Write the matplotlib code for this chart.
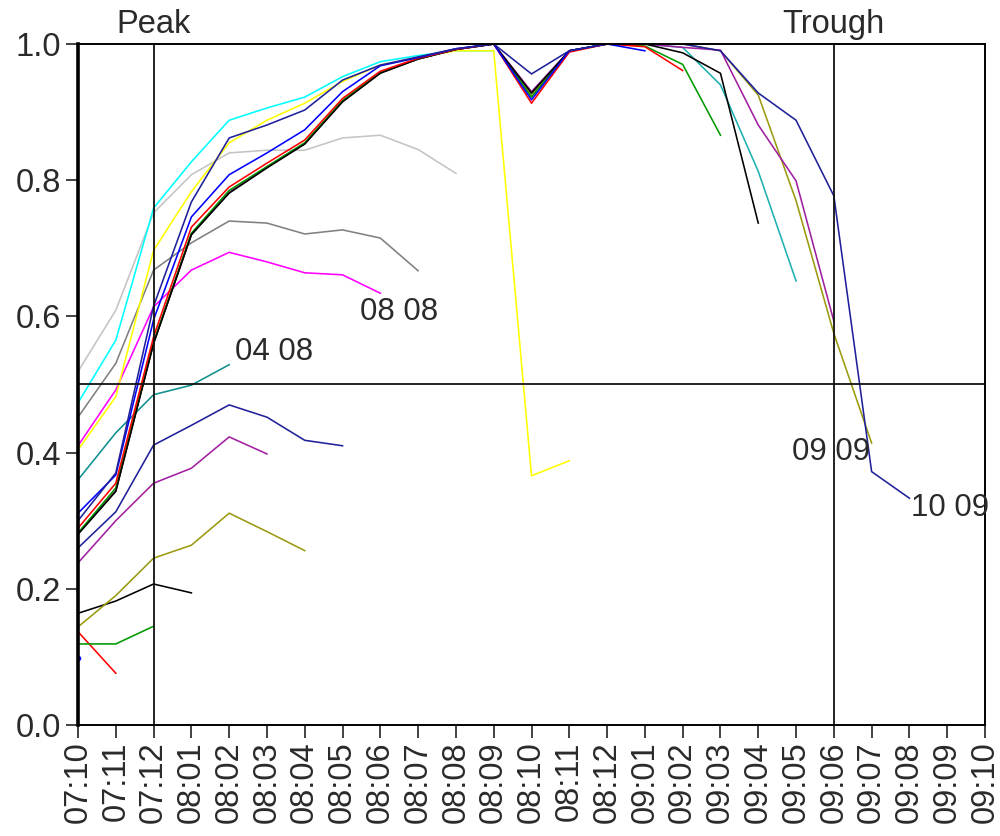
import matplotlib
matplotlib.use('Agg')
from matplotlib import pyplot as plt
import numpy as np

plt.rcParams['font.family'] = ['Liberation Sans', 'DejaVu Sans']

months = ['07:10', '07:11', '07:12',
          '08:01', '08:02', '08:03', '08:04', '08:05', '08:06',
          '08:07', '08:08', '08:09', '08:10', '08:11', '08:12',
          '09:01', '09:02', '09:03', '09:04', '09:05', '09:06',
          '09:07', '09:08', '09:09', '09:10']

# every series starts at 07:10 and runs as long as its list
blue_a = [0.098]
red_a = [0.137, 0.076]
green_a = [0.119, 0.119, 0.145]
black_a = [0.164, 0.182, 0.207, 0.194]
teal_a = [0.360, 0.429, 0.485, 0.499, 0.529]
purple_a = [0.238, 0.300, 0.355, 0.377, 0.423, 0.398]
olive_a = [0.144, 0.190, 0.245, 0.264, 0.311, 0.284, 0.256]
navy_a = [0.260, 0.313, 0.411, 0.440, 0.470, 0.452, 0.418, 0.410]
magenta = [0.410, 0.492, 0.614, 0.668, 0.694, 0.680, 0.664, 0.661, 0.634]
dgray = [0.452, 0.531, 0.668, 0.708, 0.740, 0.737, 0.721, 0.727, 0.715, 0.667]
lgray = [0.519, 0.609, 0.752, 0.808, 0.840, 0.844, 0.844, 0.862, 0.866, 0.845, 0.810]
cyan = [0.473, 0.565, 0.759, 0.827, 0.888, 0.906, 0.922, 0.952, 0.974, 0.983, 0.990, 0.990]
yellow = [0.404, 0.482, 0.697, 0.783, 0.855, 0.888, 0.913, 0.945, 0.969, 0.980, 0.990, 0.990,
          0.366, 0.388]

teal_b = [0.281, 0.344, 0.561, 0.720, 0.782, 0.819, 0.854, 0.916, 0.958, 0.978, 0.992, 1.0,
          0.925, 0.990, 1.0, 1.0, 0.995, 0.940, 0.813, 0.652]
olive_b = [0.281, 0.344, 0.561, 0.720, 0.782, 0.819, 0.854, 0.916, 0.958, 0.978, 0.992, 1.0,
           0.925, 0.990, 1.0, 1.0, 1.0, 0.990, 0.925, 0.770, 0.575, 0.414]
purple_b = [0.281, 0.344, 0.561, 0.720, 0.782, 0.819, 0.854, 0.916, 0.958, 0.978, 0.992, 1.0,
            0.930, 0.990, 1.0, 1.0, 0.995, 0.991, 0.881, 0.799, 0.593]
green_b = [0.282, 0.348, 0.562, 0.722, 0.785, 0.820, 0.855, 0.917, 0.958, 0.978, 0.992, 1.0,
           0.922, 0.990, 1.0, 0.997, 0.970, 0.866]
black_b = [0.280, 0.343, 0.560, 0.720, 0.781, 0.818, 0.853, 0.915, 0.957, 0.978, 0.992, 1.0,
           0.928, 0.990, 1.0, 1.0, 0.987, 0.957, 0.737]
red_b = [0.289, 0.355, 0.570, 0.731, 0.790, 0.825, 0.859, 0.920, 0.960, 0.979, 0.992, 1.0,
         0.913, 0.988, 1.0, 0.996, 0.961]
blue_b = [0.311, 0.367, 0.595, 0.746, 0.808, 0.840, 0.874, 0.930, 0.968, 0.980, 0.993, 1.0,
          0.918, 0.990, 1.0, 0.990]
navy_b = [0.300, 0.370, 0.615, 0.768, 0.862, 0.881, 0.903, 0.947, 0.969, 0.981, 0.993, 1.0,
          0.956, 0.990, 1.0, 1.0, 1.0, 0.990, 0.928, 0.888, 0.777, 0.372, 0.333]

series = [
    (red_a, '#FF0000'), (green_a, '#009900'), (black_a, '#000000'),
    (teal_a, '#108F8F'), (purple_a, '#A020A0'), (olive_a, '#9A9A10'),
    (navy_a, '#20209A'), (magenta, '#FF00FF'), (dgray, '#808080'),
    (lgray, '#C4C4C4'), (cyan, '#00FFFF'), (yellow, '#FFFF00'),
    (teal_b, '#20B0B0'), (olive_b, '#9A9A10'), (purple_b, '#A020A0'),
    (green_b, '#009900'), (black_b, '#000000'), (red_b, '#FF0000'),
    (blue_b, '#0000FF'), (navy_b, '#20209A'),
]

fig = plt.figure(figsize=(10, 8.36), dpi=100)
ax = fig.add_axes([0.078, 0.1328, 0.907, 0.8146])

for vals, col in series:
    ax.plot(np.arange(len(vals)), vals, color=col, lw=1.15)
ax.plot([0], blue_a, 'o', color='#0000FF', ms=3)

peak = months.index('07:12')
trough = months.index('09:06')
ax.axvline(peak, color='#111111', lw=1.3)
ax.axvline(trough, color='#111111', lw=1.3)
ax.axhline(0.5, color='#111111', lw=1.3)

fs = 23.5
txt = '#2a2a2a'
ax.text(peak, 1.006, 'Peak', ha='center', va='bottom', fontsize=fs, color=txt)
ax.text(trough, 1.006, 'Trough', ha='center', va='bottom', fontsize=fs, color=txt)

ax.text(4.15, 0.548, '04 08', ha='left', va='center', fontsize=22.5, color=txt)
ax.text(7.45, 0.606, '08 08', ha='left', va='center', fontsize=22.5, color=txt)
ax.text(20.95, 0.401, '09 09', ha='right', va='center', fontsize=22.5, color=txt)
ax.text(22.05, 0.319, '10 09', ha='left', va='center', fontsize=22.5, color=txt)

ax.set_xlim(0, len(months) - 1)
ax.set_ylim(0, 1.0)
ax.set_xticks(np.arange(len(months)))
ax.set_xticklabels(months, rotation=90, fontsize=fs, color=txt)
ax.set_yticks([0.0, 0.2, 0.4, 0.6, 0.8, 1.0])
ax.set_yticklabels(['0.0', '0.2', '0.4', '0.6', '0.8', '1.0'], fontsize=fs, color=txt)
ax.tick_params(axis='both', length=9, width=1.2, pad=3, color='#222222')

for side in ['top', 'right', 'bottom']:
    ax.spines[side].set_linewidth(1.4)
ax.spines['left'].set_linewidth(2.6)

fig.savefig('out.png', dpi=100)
★ ★ ★ ★ ★ ★ ★
▸ OBJECTIVE: Reproduce the material in full, word for word, and omit the pictures.

▸ RESULT FOR THIS TASK:
Write the matplotlib code for this chart.
import matplotlib
matplotlib.use('Agg')
from matplotlib import pyplot as plt
import numpy as np

plt.rcParams['font.family'] = ['Liberation Sans', 'DejaVu Sans']

months = ['07:10', '07:11', '07:12',
          '08:01', '08:02', '08:03', '08:04', '08:05', '08:06',
          '08:07', '08:08', '08:09', '08:10', '08:11', '08:12',
          '09:01', '09:02', '09:03', '09:04', '09:05', '09:06',
          '09:07', '09:08', '09:09', '09:10']

# every series starts at 07:10 and runs as long as its list
blue_a = [0.098]
red_a = [0.137, 0.076]
green_a = [0.119, 0.119, 0.145]
black_a = [0.164, 0.182, 0.207, 0.194]
teal_a = [0.360, 0.429, 0.485, 0.499, 0.529]
purple_a = [0.238, 0.300, 0.355, 0.377, 0.423, 0.398]
olive_a = [0.144, 0.190, 0.245, 0.264, 0.311, 0.284, 0.256]
navy_a = [0.260, 0.313, 0.411, 0.440, 0.470, 0.452, 0.418, 0.410]
magenta = [0.410, 0.492, 0.614, 0.668, 0.694, 0.680, 0.664, 0.661, 0.634]
dgray = [0.452, 0.531, 0.668, 0.708, 0.740, 0.737, 0.721, 0.727, 0.715, 0.667]
lgray = [0.519, 0.609, 0.752, 0.808, 0.840, 0.844, 0.844, 0.862, 0.866, 0.845, 0.810]
cyan = [0.473, 0.565, 0.759, 0.827, 0.888, 0.906, 0.922, 0.952, 0.974, 0.983, 0.990, 0.990]
yellow = [0.404, 0.482, 0.697, 0.783, 0.855, 0.888, 0.913, 0.945, 0.969, 0.980, 0.990, 0.990,
          0.366, 0.388]

teal_b = [0.281, 0.344, 0.561, 0.720, 0.782, 0.819, 0.854, 0.916, 0.958, 0.978, 0.992, 1.0,
          0.925, 0.990, 1.0, 1.0, 0.995, 0.940, 0.813, 0.652]
olive_b = [0.281, 0.344, 0.561, 0.720, 0.782, 0.819, 0.854, 0.916, 0.958, 0.978, 0.992, 1.0,
           0.925, 0.990, 1.0, 1.0, 1.0, 0.990, 0.925, 0.770, 0.575, 0.414]
purple_b = [0.281, 0.344, 0.561, 0.720, 0.782, 0.819, 0.854, 0.916, 0.958, 0.978, 0.992, 1.0,
            0.930, 0.990, 1.0, 1.0, 0.995, 0.991, 0.881, 0.799, 0.593]
green_b = [0.282, 0.348, 0.562, 0.722, 0.785, 0.820, 0.855, 0.917, 0.958, 0.978, 0.992, 1.0,
           0.922, 0.990, 1.0, 0.997, 0.970, 0.866]
black_b = [0.280, 0.343, 0.560, 0.720, 0.781, 0.818, 0.853, 0.915, 0.957, 0.978, 0.992, 1.0,
           0.928, 0.990, 1.0, 1.0, 0.987, 0.957, 0.737]
red_b = [0.289, 0.355, 0.570, 0.731, 0.790, 0.825, 0.859, 0.920, 0.960, 0.979, 0.992, 1.0,
         0.913, 0.988, 1.0, 0.996, 0.961]
blue_b = [0.311, 0.367, 0.595, 0.746, 0.808, 0.840, 0.874, 0.930, 0.968, 0.980, 0.993, 1.0,
          0.918, 0.990, 1.0, 0.990]
navy_b = [0.300, 0.370, 0.615, 0.768, 0.862, 0.881, 0.903, 0.947, 0.969, 0.981, 0.993, 1.0,
          0.956, 0.990, 1.0, 1.0, 1.0, 0.990, 0.928, 0.888, 0.777, 0.372, 0.333]

series = [
    (red_a, '#FF0000'), (green_a, '#009900'), (black_a, '#000000'),
    (teal_a, '#108F8F'), (purple_a, '#A020A0'), (olive_a, '#9A9A10'),
    (navy_a, '#20209A'), (magenta, '#FF00FF'), (dgray, '#808080'),
    (lgray, '#C4C4C4'), (cyan, '#00FFFF'), (yellow, '#FFFF00'),
    (teal_b, '#20B0B0'), (olive_b, '#9A9A10'), (purple_b, '#A020A0'),
    (green_b, '#009900'), (black_b, '#000000'), (red_b, '#FF0000'),
    (blue_b, '#0000FF'), (navy_b, '#20209A'),
]

fig = plt.figure(figsize=(10, 8.36), dpi=100)
ax = fig.add_axes([0.078, 0.1328, 0.907, 0.8146])

for vals, col in series:
    ax.plot(np.arange(len(vals)), vals, color=col, lw=1.15)
ax.plot([0], blue_a, 'o', color='#0000FF', ms=3)

peak = months.index('07:12')
trough = months.index('09:06')
ax.axvline(peak, color='#111111', lw=1.3)
ax.axvline(trough, color='#111111', lw=1.3)
ax.axhline(0.5, color='#111111', lw=1.3)

fs = 23.5
txt = '#2a2a2a'
ax.text(peak, 1.006, 'Peak', ha='center', va='bottom', fontsize=fs, color=txt)
ax.text(trough, 1.006, 'Trough', ha='center', va='bottom', fontsize=fs, color=txt)

ax.text(4.15, 0.548, '04 08', ha='left', va='center', fontsize=22.5, color=txt)
ax.text(7.45, 0.606, '08 08', ha='left', va='center', fontsize=22.5, color=txt)
ax.text(20.95, 0.401, '09 09', ha='right', va='center', fontsize=22.5, color=txt)
ax.text(22.05, 0.319, '10 09', ha='left', va='center', fontsize=22.5, color=txt)

ax.set_xlim(0, len(months) - 1)
ax.set_ylim(0, 1.0)
ax.set_xticks(np.arange(len(months)))
ax.set_xticklabels(months, rotation=90, fontsize=fs, color=txt)
ax.set_yticks([0.0, 0.2, 0.4, 0.6, 0.8, 1.0])
ax.set_yticklabels(['0.0', '0.2', '0.4', '0.6', '0.8', '1.0'], fontsize=fs, color=txt)
ax.tick_params(axis='both', length=9, width=1.2, pad=3, color='#222222')

for side in ['top', 'right', 'bottom']:
    ax.spines[side].set_linewidth(1.4)
ax.spines['left'].set_linewidth(2.6)

fig.savefig('out.png', dpi=100)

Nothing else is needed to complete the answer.